## PROVIDED DATA
###

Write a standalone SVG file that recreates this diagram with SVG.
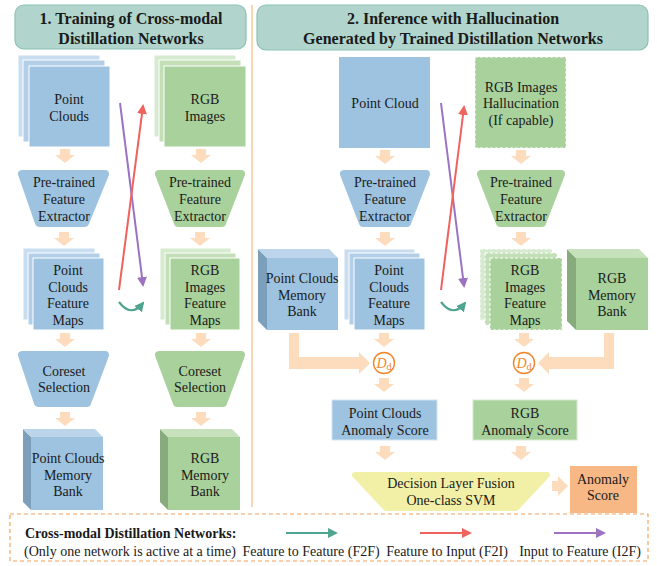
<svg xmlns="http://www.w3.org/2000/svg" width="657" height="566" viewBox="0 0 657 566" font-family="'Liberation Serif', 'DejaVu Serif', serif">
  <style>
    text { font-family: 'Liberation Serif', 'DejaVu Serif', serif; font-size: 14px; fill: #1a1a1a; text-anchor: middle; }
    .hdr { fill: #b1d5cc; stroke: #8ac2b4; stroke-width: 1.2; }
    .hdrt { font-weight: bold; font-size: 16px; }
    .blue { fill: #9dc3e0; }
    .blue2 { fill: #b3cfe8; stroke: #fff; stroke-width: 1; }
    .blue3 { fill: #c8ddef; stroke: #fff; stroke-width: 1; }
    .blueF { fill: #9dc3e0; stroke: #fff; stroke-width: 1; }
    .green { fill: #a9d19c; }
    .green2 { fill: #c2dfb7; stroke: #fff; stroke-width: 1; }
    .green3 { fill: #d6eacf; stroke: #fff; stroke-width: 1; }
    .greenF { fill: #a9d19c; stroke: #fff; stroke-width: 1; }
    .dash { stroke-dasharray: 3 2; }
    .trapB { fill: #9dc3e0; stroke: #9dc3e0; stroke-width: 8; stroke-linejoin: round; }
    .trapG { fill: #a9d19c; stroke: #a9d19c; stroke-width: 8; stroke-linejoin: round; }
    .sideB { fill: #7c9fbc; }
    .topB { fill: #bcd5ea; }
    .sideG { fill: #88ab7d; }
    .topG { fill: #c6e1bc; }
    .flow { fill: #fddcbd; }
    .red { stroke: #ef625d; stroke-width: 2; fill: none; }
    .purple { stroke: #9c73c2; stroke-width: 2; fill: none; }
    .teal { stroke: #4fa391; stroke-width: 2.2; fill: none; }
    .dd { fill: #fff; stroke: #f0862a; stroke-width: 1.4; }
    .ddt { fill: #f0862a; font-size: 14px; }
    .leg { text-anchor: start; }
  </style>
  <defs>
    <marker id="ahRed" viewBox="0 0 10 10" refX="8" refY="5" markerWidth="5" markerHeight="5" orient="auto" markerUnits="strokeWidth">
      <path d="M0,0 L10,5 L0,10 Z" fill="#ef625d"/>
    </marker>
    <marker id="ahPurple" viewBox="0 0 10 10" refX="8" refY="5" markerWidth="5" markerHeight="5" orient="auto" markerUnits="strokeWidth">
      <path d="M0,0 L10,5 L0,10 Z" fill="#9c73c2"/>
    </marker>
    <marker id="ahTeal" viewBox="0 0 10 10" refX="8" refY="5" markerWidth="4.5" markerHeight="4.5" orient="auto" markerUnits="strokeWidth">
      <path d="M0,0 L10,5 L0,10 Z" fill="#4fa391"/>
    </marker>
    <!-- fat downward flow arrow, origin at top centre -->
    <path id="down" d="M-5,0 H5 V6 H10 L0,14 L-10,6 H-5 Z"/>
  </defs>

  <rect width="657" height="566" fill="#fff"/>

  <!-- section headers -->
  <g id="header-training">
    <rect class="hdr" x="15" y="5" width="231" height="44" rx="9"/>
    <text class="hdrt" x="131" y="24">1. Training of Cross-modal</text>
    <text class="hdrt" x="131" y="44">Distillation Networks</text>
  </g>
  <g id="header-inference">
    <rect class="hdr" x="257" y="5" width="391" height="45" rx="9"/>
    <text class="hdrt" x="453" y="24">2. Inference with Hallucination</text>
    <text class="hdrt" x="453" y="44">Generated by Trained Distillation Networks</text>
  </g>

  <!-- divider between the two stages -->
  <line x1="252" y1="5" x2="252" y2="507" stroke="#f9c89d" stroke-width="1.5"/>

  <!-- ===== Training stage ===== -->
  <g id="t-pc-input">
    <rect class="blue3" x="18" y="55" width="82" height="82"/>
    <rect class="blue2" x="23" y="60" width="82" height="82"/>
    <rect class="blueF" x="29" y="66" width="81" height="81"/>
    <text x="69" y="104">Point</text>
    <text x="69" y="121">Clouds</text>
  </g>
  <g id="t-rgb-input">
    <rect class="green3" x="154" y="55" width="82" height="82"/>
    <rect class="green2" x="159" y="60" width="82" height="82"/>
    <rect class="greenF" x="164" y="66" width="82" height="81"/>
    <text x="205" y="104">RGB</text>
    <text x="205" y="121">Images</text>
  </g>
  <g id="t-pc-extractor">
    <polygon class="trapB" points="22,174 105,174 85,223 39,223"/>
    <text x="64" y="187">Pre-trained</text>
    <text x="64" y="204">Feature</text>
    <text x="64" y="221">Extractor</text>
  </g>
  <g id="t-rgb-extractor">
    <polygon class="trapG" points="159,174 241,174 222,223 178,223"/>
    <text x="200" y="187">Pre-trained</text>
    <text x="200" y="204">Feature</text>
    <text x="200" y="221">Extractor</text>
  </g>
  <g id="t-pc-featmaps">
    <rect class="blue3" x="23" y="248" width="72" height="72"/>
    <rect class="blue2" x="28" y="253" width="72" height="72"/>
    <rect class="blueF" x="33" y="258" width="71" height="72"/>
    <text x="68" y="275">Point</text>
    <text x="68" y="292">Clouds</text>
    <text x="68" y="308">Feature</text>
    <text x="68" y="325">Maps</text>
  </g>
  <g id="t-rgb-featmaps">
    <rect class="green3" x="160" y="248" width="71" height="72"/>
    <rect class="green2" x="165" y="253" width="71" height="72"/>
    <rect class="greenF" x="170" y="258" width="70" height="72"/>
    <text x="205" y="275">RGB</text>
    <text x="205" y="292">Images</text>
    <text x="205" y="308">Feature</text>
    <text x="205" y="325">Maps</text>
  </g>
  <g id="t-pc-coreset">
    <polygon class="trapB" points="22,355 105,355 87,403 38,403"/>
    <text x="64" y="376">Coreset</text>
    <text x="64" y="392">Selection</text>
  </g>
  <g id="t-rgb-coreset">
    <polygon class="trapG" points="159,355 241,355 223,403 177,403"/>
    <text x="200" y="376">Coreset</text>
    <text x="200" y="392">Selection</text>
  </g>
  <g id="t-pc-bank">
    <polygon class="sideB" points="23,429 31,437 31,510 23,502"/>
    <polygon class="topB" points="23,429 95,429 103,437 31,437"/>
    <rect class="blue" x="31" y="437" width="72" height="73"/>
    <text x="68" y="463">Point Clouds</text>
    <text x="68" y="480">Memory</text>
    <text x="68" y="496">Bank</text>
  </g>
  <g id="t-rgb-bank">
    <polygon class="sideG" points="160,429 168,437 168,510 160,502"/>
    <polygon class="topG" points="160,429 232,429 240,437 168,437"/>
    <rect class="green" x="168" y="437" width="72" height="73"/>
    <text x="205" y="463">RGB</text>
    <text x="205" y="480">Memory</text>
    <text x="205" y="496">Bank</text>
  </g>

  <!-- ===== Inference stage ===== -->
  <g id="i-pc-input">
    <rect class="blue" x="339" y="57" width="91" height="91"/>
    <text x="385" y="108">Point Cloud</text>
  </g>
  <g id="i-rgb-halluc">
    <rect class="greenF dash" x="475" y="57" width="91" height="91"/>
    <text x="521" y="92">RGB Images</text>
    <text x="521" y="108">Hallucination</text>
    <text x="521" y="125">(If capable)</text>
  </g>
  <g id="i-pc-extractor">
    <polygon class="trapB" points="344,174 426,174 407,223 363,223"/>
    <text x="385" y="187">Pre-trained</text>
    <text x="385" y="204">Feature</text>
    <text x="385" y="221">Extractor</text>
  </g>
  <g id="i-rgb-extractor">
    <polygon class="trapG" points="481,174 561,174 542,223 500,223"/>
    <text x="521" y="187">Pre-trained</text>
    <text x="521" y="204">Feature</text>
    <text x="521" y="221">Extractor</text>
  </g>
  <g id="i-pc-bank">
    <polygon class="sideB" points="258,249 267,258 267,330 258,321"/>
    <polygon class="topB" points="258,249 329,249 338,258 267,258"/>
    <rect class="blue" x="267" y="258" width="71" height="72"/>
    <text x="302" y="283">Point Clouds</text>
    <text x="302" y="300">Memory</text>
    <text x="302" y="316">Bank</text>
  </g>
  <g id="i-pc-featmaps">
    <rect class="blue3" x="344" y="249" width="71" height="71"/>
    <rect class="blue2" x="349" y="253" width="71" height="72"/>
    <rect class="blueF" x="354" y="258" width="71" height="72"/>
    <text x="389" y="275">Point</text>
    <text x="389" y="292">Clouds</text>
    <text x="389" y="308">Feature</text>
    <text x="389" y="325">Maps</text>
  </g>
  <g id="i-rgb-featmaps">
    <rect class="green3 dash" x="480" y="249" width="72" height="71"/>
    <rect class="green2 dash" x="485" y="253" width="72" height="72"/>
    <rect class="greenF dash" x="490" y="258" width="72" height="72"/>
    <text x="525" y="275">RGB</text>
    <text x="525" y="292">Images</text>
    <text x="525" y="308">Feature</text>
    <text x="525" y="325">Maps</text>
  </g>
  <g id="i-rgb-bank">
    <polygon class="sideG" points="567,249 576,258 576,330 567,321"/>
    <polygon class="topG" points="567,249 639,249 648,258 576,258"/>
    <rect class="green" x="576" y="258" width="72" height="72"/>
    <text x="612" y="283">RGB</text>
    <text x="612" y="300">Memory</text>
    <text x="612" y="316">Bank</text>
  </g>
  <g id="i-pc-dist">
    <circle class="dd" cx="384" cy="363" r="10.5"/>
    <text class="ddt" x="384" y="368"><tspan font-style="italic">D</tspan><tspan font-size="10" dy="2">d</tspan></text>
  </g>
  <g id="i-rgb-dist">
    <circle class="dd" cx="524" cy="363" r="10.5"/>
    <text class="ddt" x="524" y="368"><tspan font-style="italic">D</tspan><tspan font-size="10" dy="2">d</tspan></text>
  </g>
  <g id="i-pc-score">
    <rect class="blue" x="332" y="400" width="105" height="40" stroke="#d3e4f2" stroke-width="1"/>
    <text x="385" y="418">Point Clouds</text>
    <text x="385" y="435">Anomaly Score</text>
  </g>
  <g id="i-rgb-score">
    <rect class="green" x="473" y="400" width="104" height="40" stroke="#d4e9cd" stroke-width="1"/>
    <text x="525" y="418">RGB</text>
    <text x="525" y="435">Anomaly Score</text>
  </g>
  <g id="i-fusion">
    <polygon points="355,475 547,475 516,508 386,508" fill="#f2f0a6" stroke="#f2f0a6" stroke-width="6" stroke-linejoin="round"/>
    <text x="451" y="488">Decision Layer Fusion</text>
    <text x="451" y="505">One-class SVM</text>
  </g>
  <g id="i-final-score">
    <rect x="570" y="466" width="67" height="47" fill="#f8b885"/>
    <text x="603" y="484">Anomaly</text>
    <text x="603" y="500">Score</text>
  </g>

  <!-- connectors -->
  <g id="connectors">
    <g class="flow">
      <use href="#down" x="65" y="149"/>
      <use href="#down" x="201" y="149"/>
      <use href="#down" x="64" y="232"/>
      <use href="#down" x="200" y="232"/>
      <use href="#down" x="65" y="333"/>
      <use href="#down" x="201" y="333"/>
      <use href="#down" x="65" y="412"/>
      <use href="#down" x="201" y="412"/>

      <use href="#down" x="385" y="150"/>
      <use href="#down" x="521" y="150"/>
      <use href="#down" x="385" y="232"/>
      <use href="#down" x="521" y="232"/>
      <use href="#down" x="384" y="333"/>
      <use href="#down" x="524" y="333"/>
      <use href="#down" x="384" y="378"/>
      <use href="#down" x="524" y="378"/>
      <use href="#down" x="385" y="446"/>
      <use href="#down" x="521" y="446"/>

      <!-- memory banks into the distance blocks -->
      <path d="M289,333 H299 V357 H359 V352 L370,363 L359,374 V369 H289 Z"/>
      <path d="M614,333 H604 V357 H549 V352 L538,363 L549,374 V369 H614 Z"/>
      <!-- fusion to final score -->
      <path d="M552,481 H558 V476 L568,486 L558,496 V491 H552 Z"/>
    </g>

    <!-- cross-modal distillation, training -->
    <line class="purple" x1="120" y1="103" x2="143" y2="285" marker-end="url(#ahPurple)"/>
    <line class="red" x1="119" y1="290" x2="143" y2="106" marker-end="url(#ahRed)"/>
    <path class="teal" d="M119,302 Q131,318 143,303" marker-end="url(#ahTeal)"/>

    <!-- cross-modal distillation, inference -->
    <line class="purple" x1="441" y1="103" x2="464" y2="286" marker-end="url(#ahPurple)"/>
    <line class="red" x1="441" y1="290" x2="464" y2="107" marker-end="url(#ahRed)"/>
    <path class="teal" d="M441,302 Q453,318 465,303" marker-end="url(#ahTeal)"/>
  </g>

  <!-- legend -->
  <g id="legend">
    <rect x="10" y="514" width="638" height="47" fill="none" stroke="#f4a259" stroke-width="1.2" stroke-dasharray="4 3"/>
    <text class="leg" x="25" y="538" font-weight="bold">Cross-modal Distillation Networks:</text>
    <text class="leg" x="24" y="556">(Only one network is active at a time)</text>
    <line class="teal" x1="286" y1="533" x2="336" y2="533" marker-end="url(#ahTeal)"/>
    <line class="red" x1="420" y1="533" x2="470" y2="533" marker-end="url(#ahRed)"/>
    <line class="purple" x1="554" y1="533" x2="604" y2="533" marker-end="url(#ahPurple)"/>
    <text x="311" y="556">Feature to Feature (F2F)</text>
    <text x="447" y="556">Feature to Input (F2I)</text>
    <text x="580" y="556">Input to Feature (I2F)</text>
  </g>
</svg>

###

## EXERCISE DETAILS
Search the data for the string "with" and copy each line where it appears.

## EXERCISE RESPONSE
Write a standalone SVG file that recreates this diagram with SVG.
    <text class="hdrt" x="453" y="24">2. Inference with Hallucination</text>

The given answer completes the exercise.